After nine years, he moved to the parish of Whiston, near Rotherham, but he continued to hold it with Shirley for another two years later, when he was appointed to the incumbency of Brailsford, a parish beside Shirley.

He was appointed Archdeacon of Derby by the Bishop of Lichfield on 21 December 1840 and also became a prebendary of Lichfield Cathedral. He was a Vice-President of the Lichfield Architectural Society, which promoted the insights of the Gothic Revival in church architecture along the lines introduced by AWN Pugin and the Cambridge Camden Society, with close Tractarian affiliations.
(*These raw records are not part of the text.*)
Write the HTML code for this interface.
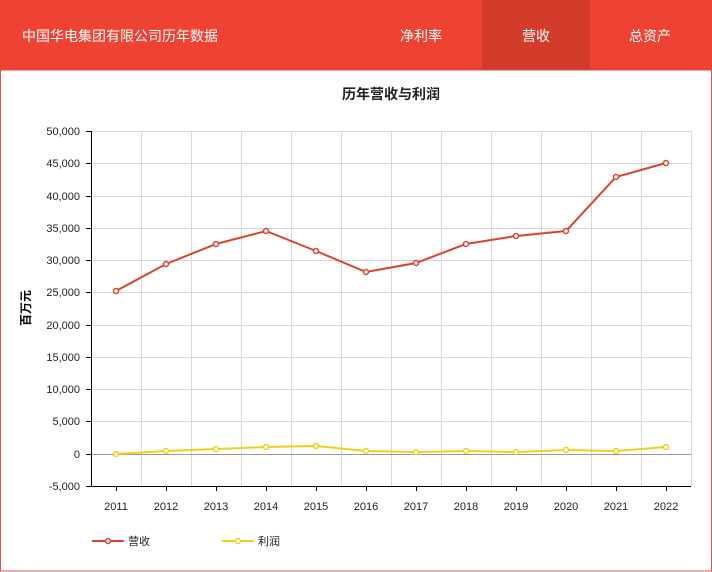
<!DOCTYPE html>
<html><head><meta charset="utf-8"><style>
html,body{margin:0;padding:0;background:#fff;width:712px;height:572px;overflow:hidden;font-family:"Liberation Sans","Noto Sans CJK SC",sans-serif}
</style></head><body>
<svg width="712" height="572" xmlns="http://www.w3.org/2000/svg" font-family="Liberation Sans, Noto Sans CJK SC, sans-serif">
<rect x="0" y="0" width="712" height="70" fill="#ee4233"/>
<rect x="482" y="0" width="108" height="70" fill="#d33b2b"/>
<text x="22" y="41" font-size="14" fill="#fff">中国华电集团有限公司历年数据</text>
<text x="421" y="41" font-size="14" fill="#fff" text-anchor="middle">净利率</text>
<text x="536" y="41" font-size="14" fill="#fff" text-anchor="middle">营收</text>
<text x="650" y="41" font-size="14" fill="#fff" text-anchor="middle">总资产</text>
<rect x="0.5" y="70" width="711" height="501" fill="none" stroke="#d9534f" stroke-width="1"/>
<text x="391" y="99" font-size="14" font-weight="bold" fill="#222" text-anchor="middle">历年营收与利润</text>
<g stroke="#d8d8d8" stroke-width="1">
<line x1="91" y1="131.5" x2="691" y2="131.5"/><line x1="91" y1="163.5" x2="691" y2="163.5"/><line x1="91" y1="196.5" x2="691" y2="196.5"/><line x1="91" y1="228.5" x2="691" y2="228.5"/><line x1="91" y1="260.5" x2="691" y2="260.5"/><line x1="91" y1="292.5" x2="691" y2="292.5"/><line x1="91" y1="325.5" x2="691" y2="325.5"/><line x1="91" y1="357.5" x2="691" y2="357.5"/><line x1="91" y1="389.5" x2="691" y2="389.5"/><line x1="91" y1="421.5" x2="691" y2="421.5"/>
<line x1="141.5" y1="131" x2="141.5" y2="486"/><line x1="191.5" y1="131" x2="191.5" y2="486"/><line x1="241.5" y1="131" x2="241.5" y2="486"/><line x1="291.5" y1="131" x2="291.5" y2="486"/><line x1="341.5" y1="131" x2="341.5" y2="486"/><line x1="391.5" y1="131" x2="391.5" y2="486"/><line x1="441.5" y1="131" x2="441.5" y2="486"/><line x1="491.5" y1="131" x2="491.5" y2="486"/><line x1="541.5" y1="131" x2="541.5" y2="486"/><line x1="591.5" y1="131" x2="591.5" y2="486"/><line x1="641.5" y1="131" x2="641.5" y2="486"/><line x1="691.5" y1="131" x2="691.5" y2="486"/>
</g>
<line x1="91" y1="454.5" x2="691" y2="454.5" stroke="#999"/>
<g stroke="#000" stroke-width="1">
<line x1="91.5" y1="131" x2="91.5" y2="487"/><line x1="91" y1="486.5" x2="691" y2="486.5"/>
<line x1="86" y1="131.5" x2="91" y2="131.5"/><line x1="86" y1="163.5" x2="91" y2="163.5"/><line x1="86" y1="196.5" x2="91" y2="196.5"/><line x1="86" y1="228.5" x2="91" y2="228.5"/><line x1="86" y1="260.5" x2="91" y2="260.5"/><line x1="86" y1="292.5" x2="91" y2="292.5"/><line x1="86" y1="325.5" x2="91" y2="325.5"/><line x1="86" y1="357.5" x2="91" y2="357.5"/><line x1="86" y1="389.5" x2="91" y2="389.5"/><line x1="86" y1="421.5" x2="91" y2="421.5"/><line x1="86" y1="454.5" x2="91" y2="454.5"/><line x1="86" y1="486.5" x2="91" y2="486.5"/>
<line x1="116.5" y1="486" x2="116.5" y2="491"/><line x1="166.5" y1="486" x2="166.5" y2="491"/><line x1="216.5" y1="486" x2="216.5" y2="491"/><line x1="266.5" y1="486" x2="266.5" y2="491"/><line x1="316.5" y1="486" x2="316.5" y2="491"/><line x1="366.5" y1="486" x2="366.5" y2="491"/><line x1="416.5" y1="486" x2="416.5" y2="491"/><line x1="466.5" y1="486" x2="466.5" y2="491"/><line x1="516.5" y1="486" x2="516.5" y2="491"/><line x1="566.5" y1="486" x2="566.5" y2="491"/><line x1="616.5" y1="486" x2="616.5" y2="491"/><line x1="666.5" y1="486" x2="666.5" y2="491"/>
</g>
<g font-size="11" fill="#222" text-anchor="end">
<text x="80" y="135">50,000</text><text x="80" y="167">45,000</text><text x="80" y="200">40,000</text><text x="80" y="232">35,000</text><text x="80" y="264">30,000</text><text x="80" y="296">25,000</text><text x="80" y="329">20,000</text><text x="80" y="361">15,000</text><text x="80" y="393">10,000</text><text x="80" y="425">5,000</text><text x="80" y="458">0</text><text x="80" y="490">-5,000</text>
</g>
<g font-size="11" fill="#222" text-anchor="middle">
<text x="116" y="510">2011</text><text x="166" y="510">2012</text><text x="216" y="510">2013</text><text x="266" y="510">2014</text><text x="316" y="510">2015</text><text x="366" y="510">2016</text><text x="416" y="510">2017</text><text x="466" y="510">2018</text><text x="516" y="510">2019</text><text x="566" y="510">2020</text><text x="616" y="510">2021</text><text x="666" y="510">2022</text>
</g>
<text transform="translate(30,308) rotate(-90)" font-size="12" font-weight="bold" fill="#000" text-anchor="middle">百万元</text>
<g fill="none" stroke="#d9432f" stroke-width="2">
<polyline points="116,291 166,264 216,244 266,231 316,251 366,272 416,263 466,244 516,236 566,231 616,177 666,163"/>
</g>
<g fill="#fff" stroke="#d9432f" stroke-width="1.5">
<circle cx="116" cy="291" r="2.5"/><circle cx="166" cy="264" r="2.5"/><circle cx="216" cy="244" r="2.5"/><circle cx="266" cy="231" r="2.5"/><circle cx="316" cy="251" r="2.5"/><circle cx="366" cy="272" r="2.5"/><circle cx="416" cy="263" r="2.5"/><circle cx="466" cy="244" r="2.5"/><circle cx="516" cy="236" r="2.5"/><circle cx="566" cy="231" r="2.5"/><circle cx="616" cy="177" r="2.5"/><circle cx="666" cy="163" r="2.5"/>
</g>
<g fill="none" stroke="#f0cf1e" stroke-width="2">
<polyline points="116,454 166,451 216,449 266,447 316,446 366,451 416,452 466,451 516,452 566,450 616,451 666,447"/>
</g>
<g fill="#fff" stroke="#f0cf1e" stroke-width="1.5">
<circle cx="116" cy="454" r="2.5"/><circle cx="166" cy="451" r="2.5"/><circle cx="216" cy="449" r="2.5"/><circle cx="266" cy="447" r="2.5"/><circle cx="316" cy="446" r="2.5"/><circle cx="366" cy="451" r="2.5"/><circle cx="416" cy="452" r="2.5"/><circle cx="466" cy="451" r="2.5"/><circle cx="516" cy="452" r="2.5"/><circle cx="566" cy="450" r="2.5"/><circle cx="616" cy="451" r="2.5"/><circle cx="666" cy="447" r="2.5"/>
</g>
<line x1="92" y1="541" x2="124" y2="541" stroke="#d9432f" stroke-width="2"/>
<circle cx="108" cy="541" r="2.5" fill="#fff" stroke="#d9432f" stroke-width="1.5"/>
<text x="128" y="545" font-size="11" fill="#222">营收</text>
<line x1="222" y1="541" x2="254" y2="541" stroke="#f0cf1e" stroke-width="2"/>
<circle cx="238" cy="541" r="2.5" fill="#fff" stroke="#f0cf1e" stroke-width="1.5"/>
<text x="258" y="545" font-size="11" fill="#222">利润</text>
</svg>
</body></html>
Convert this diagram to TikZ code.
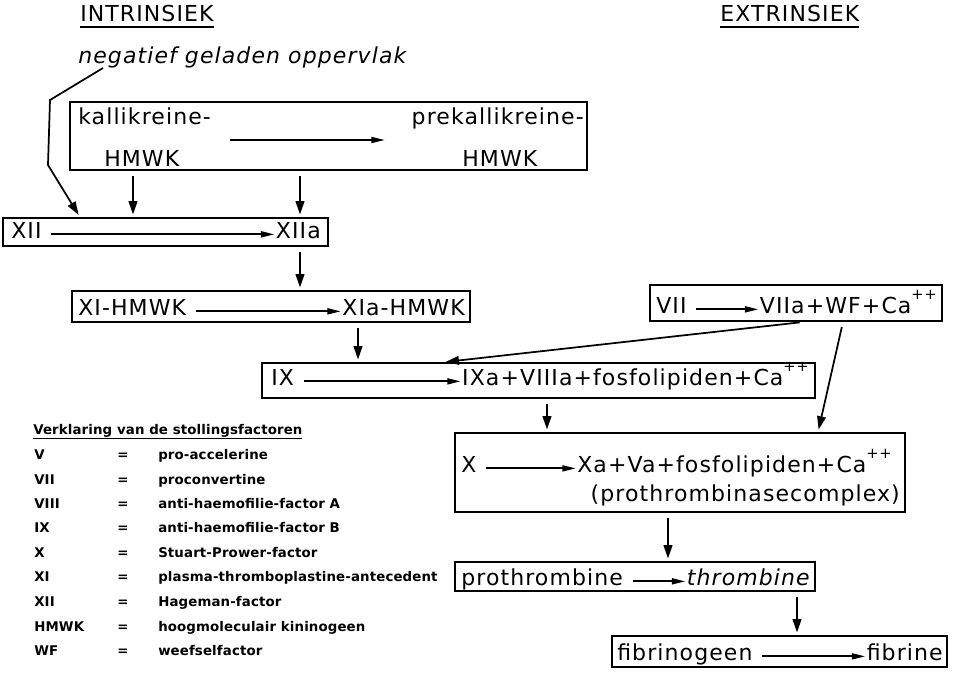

In November 1846, he was appointed Bishop of Sodor and Man, an a few weeks later, on 17 December 1846, he received the degree of Doctor of Divinity (DD) from Oxford. However, because of a serious illness he was not consecrated bishop until 10 January 1847.

He had been elected the Bampton Lecturer for that year, but lived only long enough to deliver two of the lectures in Oxford before he died at Bishop’s Court on the Isle of Man on 21 April 1847, just three months after his consecration.

His grandson, Walter Shirley (1864-1937), eventually succeeded as the 11th Earl Ferrers in 1912 on the death of his fourth cousin, Sewallis Edward Shirley (1847-1912), 10th Earl Ferrers. The tenth earl, like many of his predecessors, was also known as Viscount Tamworth before inheriting the family titles and estates.

Tamworth Castle once belonged to the Ferrers family … but its inheritance was separate from the Ferrers and Tamworth titles (Photograph: Patrick Comerford)

A fourth Bishop of Sodor and Man with connections with the Diocese of Lichfield was Vernon Sampson Nicholls (1917-1996), who was bishop in 1974-1983.

He was born in Truro, educated at Durham University, and trained for ordination at Clifton Theological College. He was a curate in Bedminster Down, Bristol, and at Liskeard, Cornwall, an army chaplain and Vicar of Meopham in Kent before coming to the Diocese of Lichfield.

He was the Vicar and Rural Dean of Walsall (1956-1967), chaplain of Walsall General Hospital, and Prebendary of Curborough (1964-1967) in Lichfield Cathedral, before becoming Archdeacon of Birmingham (1967-1974).

He became Bishop of Sodor and Man in 1974. He may be remembered by many people on the island as the bishop who sold Bishopscourt, the episcopal palace, but in 1974 the cost of repairing the roof alone was £60,000. But his crowning glory as bishop was the creation of a cathedral from the parish church of Kirk German, close to the ruins of the former cathedral on Saint Patrick’s Isle. It was consecrated on All Saints’ Day, 1 November 1980. He retired as bishop in 1983.

The stall of the Prebendary of Curborough in Lichfield Cathedral … Bishop Vernon Nicholls was the Prebendary of Curborough in 1964-1967 (Photograph: Patrick Comerford)

Updated: 09.07.2020, to take account of Bishop Vernon Nicholls, and to change the number in the headline.